- **STATED GOAL**: Strip the pictures and reproduce the rest of the listing exactly.

- **SOURCE MATERIAL**:
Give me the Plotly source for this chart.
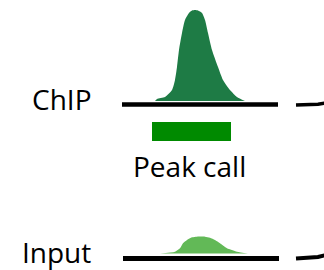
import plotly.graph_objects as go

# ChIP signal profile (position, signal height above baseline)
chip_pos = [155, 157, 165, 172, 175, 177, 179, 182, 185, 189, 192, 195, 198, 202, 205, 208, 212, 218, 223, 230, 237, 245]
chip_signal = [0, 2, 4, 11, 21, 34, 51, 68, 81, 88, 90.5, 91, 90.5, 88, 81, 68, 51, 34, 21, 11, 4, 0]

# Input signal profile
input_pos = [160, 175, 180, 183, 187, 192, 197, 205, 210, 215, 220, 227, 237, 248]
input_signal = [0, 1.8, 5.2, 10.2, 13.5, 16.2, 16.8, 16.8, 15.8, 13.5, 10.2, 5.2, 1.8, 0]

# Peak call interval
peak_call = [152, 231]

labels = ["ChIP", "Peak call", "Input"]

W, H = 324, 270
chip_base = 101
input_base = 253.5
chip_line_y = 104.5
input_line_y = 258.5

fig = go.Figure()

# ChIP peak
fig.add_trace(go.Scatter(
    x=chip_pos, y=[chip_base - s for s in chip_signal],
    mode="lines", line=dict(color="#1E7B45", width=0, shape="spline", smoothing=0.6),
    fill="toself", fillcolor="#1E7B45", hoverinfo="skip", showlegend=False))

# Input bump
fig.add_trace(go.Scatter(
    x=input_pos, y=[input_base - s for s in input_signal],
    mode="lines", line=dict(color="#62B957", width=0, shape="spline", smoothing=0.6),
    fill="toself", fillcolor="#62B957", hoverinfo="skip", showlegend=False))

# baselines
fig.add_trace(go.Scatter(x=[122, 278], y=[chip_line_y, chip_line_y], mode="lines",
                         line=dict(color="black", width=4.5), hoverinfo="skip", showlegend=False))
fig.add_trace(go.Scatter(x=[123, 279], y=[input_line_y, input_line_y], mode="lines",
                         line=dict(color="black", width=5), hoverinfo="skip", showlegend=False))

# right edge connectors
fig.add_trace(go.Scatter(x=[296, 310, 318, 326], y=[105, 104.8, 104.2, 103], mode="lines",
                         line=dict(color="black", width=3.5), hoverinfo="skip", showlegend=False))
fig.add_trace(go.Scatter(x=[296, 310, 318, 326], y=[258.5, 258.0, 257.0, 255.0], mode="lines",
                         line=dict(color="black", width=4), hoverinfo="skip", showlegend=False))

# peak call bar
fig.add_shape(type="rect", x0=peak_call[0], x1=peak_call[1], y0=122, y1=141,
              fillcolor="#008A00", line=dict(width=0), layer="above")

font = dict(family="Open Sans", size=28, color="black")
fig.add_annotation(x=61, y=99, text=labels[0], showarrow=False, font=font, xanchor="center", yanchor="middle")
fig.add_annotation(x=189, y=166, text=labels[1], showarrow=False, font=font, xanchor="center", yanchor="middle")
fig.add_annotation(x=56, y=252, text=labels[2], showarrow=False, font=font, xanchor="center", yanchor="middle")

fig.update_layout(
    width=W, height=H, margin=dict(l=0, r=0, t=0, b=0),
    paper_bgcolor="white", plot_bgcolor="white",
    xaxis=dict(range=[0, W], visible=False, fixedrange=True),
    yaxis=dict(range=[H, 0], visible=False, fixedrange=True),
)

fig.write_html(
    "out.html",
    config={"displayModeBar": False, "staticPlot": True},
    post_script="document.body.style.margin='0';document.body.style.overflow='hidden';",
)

- **WRITTEN ANSWER**:
Give me the Plotly source for this chart.
import plotly.graph_objects as go

# ChIP signal profile (position, signal height above baseline)
chip_pos = [155, 157, 165, 172, 175, 177, 179, 182, 185, 189, 192, 195, 198, 202, 205, 208, 212, 218, 223, 230, 237, 245]
chip_signal = [0, 2, 4, 11, 21, 34, 51, 68, 81, 88, 90.5, 91, 90.5, 88, 81, 68, 51, 34, 21, 11, 4, 0]

# Input signal profile
input_pos = [160, 175, 180, 183, 187, 192, 197, 205, 210, 215, 220, 227, 237, 248]
input_signal = [0, 1.8, 5.2, 10.2, 13.5, 16.2, 16.8, 16.8, 15.8, 13.5, 10.2, 5.2, 1.8, 0]

# Peak call interval
peak_call = [152, 231]

labels = ["ChIP", "Peak call", "Input"]

W, H = 324, 270
chip_base = 101
input_base = 253.5
chip_line_y = 104.5
input_line_y = 258.5

fig = go.Figure()

# ChIP peak
fig.add_trace(go.Scatter(
    x=chip_pos, y=[chip_base - s for s in chip_signal],
    mode="lines", line=dict(color="#1E7B45", width=0, shape="spline", smoothing=0.6),
    fill="toself", fillcolor="#1E7B45", hoverinfo="skip", showlegend=False))

# Input bump
fig.add_trace(go.Scatter(
    x=input_pos, y=[input_base - s for s in input_signal],
    mode="lines", line=dict(color="#62B957", width=0, shape="spline", smoothing=0.6),
    fill="toself", fillcolor="#62B957", hoverinfo="skip", showlegend=False))

# baselines
fig.add_trace(go.Scatter(x=[122, 278], y=[chip_line_y, chip_line_y], mode="lines",
                         line=dict(color="black", width=4.5), hoverinfo="skip", showlegend=False))
fig.add_trace(go.Scatter(x=[123, 279], y=[input_line_y, input_line_y], mode="lines",
                         line=dict(color="black", width=5), hoverinfo="skip", showlegend=False))

# right edge connectors
fig.add_trace(go.Scatter(x=[296, 310, 318, 326], y=[105, 104.8, 104.2, 103], mode="lines",
                         line=dict(color="black", width=3.5), hoverinfo="skip", showlegend=False))
fig.add_trace(go.Scatter(x=[296, 310, 318, 326], y=[258.5, 258.0, 257.0, 255.0], mode="lines",
                         line=dict(color="black", width=4), hoverinfo="skip", showlegend=False))

# peak call bar
fig.add_shape(type="rect", x0=peak_call[0], x1=peak_call[1], y0=122, y1=141,
              fillcolor="#008A00", line=dict(width=0), layer="above")

font = dict(family="Open Sans", size=28, color="black")
fig.add_annotation(x=61, y=99, text=labels[0], showarrow=False, font=font, xanchor="center", yanchor="middle")
fig.add_annotation(x=189, y=166, text=labels[1], showarrow=False, font=font, xanchor="center", yanchor="middle")
fig.add_annotation(x=56, y=252, text=labels[2], showarrow=False, font=font, xanchor="center", yanchor="middle")

fig.update_layout(
    width=W, height=H, margin=dict(l=0, r=0, t=0, b=0),
    paper_bgcolor="white", plot_bgcolor="white",
    xaxis=dict(range=[0, W], visible=False, fixedrange=True),
    yaxis=dict(range=[H, 0], visible=False, fixedrange=True),
)

fig.write_html(
    "out.html",
    config={"displayModeBar": False, "staticPlot": True},
    post_script="document.body.style.margin='0';document.body.style.overflow='hidden';",
)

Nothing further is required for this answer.